— start Recorded information —

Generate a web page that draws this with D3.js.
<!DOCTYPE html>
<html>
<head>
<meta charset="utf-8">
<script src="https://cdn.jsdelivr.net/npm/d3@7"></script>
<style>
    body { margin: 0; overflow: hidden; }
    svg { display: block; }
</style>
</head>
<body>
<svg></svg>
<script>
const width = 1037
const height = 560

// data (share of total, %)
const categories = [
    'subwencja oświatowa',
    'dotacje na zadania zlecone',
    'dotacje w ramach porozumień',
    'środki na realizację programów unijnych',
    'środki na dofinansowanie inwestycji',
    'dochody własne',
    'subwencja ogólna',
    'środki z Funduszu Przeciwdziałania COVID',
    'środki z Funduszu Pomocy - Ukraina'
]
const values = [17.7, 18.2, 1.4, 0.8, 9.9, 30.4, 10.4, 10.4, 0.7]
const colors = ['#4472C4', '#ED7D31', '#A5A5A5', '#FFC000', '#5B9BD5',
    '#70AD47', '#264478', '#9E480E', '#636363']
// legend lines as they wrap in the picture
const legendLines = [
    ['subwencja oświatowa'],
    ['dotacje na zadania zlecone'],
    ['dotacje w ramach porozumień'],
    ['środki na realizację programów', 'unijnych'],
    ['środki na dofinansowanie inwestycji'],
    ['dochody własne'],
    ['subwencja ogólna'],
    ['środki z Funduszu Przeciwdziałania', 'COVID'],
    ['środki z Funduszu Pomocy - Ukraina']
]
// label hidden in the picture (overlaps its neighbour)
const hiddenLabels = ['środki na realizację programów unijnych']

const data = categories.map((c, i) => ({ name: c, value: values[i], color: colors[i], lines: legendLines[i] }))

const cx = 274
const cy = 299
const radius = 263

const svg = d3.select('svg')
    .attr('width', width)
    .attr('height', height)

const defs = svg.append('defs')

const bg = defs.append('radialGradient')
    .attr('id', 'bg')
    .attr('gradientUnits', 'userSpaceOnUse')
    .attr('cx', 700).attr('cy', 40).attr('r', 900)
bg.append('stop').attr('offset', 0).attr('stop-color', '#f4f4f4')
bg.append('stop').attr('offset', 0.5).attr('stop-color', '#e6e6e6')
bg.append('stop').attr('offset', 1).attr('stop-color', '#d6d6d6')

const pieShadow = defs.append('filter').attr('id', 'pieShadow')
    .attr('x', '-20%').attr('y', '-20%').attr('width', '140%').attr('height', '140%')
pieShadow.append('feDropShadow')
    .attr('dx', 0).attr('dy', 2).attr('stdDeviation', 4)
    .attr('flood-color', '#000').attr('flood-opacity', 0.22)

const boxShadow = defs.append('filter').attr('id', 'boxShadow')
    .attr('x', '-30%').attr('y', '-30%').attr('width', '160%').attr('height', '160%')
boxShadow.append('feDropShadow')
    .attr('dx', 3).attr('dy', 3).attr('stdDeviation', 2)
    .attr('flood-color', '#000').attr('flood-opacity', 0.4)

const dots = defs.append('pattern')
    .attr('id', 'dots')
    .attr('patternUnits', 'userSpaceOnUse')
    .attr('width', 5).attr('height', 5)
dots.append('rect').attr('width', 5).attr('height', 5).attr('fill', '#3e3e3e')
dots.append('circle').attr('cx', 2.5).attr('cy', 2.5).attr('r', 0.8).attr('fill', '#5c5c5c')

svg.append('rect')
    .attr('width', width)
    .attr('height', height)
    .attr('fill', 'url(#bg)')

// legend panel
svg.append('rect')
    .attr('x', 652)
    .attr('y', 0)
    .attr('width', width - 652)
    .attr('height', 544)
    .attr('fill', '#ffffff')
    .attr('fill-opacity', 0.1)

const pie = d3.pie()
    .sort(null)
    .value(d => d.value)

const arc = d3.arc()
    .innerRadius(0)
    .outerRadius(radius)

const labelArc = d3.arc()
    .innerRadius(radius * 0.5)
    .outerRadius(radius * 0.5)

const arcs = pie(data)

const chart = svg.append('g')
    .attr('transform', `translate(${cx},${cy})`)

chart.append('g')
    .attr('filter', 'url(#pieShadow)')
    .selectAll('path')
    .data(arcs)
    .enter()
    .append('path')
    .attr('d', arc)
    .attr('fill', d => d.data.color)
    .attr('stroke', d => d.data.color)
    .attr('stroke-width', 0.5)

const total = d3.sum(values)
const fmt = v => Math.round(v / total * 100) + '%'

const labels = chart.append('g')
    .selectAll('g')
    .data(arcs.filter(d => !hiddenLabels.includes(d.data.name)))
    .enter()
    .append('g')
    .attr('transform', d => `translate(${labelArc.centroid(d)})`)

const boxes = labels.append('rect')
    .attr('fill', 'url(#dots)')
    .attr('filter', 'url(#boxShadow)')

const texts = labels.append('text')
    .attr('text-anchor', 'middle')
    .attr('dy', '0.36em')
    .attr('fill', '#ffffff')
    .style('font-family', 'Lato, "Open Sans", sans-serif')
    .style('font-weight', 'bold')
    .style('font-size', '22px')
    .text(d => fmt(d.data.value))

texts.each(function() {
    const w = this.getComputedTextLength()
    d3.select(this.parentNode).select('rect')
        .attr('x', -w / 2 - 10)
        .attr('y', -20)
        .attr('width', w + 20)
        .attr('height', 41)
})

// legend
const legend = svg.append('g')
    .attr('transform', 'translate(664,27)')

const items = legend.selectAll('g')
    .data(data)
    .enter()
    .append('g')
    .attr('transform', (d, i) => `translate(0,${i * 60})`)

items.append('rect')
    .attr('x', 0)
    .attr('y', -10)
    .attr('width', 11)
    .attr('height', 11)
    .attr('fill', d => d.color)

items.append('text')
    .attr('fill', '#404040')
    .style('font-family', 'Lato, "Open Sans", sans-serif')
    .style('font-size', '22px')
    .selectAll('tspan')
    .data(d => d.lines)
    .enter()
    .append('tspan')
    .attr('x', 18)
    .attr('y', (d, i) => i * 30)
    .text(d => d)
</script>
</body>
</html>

— end Recorded information —
— start Recorded information —

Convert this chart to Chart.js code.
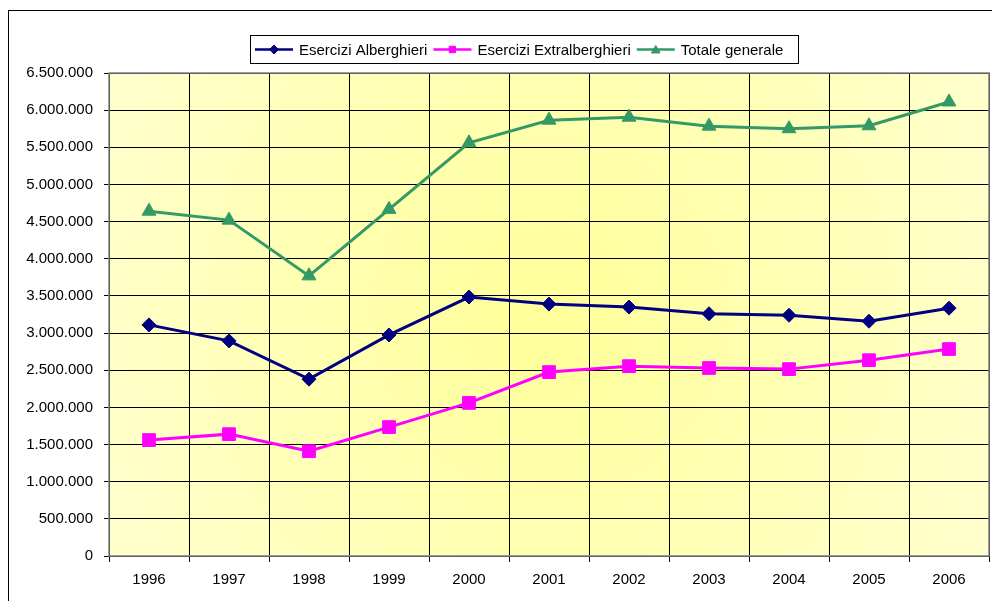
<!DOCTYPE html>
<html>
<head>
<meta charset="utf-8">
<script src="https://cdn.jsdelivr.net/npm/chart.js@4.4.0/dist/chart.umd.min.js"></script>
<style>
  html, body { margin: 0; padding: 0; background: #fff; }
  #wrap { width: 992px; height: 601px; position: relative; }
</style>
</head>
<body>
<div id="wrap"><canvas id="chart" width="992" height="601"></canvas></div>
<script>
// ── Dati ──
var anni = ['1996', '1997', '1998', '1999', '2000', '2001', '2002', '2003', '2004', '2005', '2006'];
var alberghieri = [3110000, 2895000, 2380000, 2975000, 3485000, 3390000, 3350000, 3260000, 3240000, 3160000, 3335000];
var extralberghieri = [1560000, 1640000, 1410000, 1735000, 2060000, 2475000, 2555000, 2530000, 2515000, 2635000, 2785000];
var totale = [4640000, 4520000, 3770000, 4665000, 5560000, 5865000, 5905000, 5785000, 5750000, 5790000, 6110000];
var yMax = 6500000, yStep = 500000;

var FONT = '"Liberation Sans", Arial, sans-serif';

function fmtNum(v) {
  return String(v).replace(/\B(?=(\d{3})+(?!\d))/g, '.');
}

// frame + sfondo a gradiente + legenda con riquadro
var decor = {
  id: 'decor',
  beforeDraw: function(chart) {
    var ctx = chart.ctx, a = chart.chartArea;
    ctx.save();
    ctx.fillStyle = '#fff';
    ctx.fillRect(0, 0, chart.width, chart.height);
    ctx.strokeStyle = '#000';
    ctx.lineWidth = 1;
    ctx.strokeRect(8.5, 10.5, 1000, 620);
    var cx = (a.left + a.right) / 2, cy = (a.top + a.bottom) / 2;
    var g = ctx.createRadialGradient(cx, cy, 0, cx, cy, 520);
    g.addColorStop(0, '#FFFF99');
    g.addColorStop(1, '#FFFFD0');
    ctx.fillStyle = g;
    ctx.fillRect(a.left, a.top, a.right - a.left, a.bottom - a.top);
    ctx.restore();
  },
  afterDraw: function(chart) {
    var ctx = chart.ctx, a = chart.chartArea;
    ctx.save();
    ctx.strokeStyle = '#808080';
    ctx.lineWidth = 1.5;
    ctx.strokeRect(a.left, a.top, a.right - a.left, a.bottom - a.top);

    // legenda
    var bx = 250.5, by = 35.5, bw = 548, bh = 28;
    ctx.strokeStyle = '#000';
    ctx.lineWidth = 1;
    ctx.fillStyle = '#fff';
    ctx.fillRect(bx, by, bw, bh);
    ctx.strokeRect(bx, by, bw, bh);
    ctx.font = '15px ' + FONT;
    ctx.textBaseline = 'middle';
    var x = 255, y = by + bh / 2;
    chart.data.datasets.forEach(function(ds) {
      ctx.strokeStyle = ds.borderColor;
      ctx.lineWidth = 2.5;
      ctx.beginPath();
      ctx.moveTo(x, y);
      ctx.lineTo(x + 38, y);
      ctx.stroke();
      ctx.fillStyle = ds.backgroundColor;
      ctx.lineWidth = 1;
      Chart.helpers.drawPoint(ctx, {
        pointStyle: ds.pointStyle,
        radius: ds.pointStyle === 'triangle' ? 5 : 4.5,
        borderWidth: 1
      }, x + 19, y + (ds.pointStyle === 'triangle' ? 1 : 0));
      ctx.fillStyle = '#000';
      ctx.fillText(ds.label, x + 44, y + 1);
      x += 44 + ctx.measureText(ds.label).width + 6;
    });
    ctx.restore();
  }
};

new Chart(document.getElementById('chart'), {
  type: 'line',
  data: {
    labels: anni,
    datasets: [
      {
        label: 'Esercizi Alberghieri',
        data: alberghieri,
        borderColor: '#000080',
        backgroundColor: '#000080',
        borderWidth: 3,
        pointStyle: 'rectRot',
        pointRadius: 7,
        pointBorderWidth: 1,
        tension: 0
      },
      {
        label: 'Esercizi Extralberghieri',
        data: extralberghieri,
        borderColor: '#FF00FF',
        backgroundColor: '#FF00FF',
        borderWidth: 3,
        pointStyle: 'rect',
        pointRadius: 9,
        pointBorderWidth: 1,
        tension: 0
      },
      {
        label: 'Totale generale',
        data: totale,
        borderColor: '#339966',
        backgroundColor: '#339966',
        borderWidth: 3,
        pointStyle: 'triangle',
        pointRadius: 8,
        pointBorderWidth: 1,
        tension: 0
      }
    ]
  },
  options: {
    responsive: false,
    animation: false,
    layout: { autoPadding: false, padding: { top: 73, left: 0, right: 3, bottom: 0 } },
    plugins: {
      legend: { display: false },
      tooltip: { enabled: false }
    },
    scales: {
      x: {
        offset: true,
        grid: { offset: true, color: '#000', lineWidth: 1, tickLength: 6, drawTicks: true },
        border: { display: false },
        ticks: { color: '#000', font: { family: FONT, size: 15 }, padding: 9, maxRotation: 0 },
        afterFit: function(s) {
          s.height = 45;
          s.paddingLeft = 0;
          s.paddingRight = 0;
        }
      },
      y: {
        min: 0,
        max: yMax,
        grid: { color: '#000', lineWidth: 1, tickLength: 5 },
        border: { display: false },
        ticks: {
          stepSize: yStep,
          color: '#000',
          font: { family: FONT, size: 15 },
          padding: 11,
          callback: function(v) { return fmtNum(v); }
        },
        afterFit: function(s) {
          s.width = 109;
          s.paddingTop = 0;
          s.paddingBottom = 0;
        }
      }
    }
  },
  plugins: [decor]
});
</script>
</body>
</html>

— end Recorded information —
— start Recorded information —

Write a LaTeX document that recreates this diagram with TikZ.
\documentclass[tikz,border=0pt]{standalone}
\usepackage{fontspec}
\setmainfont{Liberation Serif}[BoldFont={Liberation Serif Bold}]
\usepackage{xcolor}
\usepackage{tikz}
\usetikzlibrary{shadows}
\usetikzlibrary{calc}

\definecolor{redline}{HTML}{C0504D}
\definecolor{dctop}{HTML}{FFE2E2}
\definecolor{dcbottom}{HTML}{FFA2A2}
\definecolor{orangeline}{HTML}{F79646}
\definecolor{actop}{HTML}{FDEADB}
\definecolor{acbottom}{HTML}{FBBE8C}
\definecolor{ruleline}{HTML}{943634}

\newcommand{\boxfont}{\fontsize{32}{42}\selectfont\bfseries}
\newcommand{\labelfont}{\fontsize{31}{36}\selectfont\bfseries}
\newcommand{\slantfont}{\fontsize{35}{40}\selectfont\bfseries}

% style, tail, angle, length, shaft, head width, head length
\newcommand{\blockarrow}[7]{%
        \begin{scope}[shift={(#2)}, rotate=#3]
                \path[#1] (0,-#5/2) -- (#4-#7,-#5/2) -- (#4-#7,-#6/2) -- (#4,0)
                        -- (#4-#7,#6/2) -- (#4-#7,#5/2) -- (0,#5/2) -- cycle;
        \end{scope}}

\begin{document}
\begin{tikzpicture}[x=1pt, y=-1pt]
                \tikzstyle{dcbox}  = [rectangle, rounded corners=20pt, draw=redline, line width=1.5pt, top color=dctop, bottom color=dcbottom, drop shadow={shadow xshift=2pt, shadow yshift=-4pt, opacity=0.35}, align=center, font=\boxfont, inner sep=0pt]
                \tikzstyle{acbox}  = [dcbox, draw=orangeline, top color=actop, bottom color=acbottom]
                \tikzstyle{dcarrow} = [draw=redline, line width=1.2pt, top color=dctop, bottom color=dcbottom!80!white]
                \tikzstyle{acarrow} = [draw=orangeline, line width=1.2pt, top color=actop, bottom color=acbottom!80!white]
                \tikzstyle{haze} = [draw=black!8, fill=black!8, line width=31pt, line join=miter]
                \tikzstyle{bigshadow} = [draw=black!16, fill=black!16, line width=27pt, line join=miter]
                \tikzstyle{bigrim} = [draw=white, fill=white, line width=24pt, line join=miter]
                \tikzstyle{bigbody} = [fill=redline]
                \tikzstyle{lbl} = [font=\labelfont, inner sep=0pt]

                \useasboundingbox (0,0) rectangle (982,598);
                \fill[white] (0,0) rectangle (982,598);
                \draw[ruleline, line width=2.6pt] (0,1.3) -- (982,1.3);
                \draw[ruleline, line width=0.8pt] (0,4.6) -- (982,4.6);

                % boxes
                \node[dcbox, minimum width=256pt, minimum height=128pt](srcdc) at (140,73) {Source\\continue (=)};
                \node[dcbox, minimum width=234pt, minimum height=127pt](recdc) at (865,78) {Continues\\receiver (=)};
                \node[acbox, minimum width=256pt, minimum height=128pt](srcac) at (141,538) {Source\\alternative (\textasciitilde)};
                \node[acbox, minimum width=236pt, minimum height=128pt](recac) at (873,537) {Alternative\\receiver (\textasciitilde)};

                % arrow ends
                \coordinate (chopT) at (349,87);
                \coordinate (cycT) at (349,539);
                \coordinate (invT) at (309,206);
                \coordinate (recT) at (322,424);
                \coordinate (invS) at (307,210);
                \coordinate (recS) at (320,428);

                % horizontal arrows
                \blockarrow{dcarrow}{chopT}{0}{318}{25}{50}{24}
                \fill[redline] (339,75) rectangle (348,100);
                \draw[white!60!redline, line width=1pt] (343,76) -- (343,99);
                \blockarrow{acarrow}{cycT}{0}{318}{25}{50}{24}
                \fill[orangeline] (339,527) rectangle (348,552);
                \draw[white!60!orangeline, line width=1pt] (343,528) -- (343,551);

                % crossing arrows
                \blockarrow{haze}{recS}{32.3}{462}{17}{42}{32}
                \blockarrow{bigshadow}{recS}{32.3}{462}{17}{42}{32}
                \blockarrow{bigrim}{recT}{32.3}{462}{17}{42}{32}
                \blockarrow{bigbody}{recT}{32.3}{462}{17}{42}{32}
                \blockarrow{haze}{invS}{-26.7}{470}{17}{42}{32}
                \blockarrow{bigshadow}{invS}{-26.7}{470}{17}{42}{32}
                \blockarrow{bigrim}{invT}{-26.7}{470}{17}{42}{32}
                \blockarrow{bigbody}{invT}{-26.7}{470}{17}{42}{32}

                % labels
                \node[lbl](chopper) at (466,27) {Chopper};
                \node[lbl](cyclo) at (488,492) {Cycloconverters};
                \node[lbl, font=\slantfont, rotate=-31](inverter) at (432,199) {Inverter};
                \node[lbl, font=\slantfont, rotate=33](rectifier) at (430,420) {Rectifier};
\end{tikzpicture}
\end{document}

— end Recorded information —

* Given exercise *
Collect the lines that hold "this".

* Answer in full *
Generate a web page that draws this with D3.js.
    const w = this.getComputedTextLength()
    d3.select(this.parentNode).select('rect')
Convert this chart to Chart.js code.
Write a LaTeX document that recreates this diagram with TikZ.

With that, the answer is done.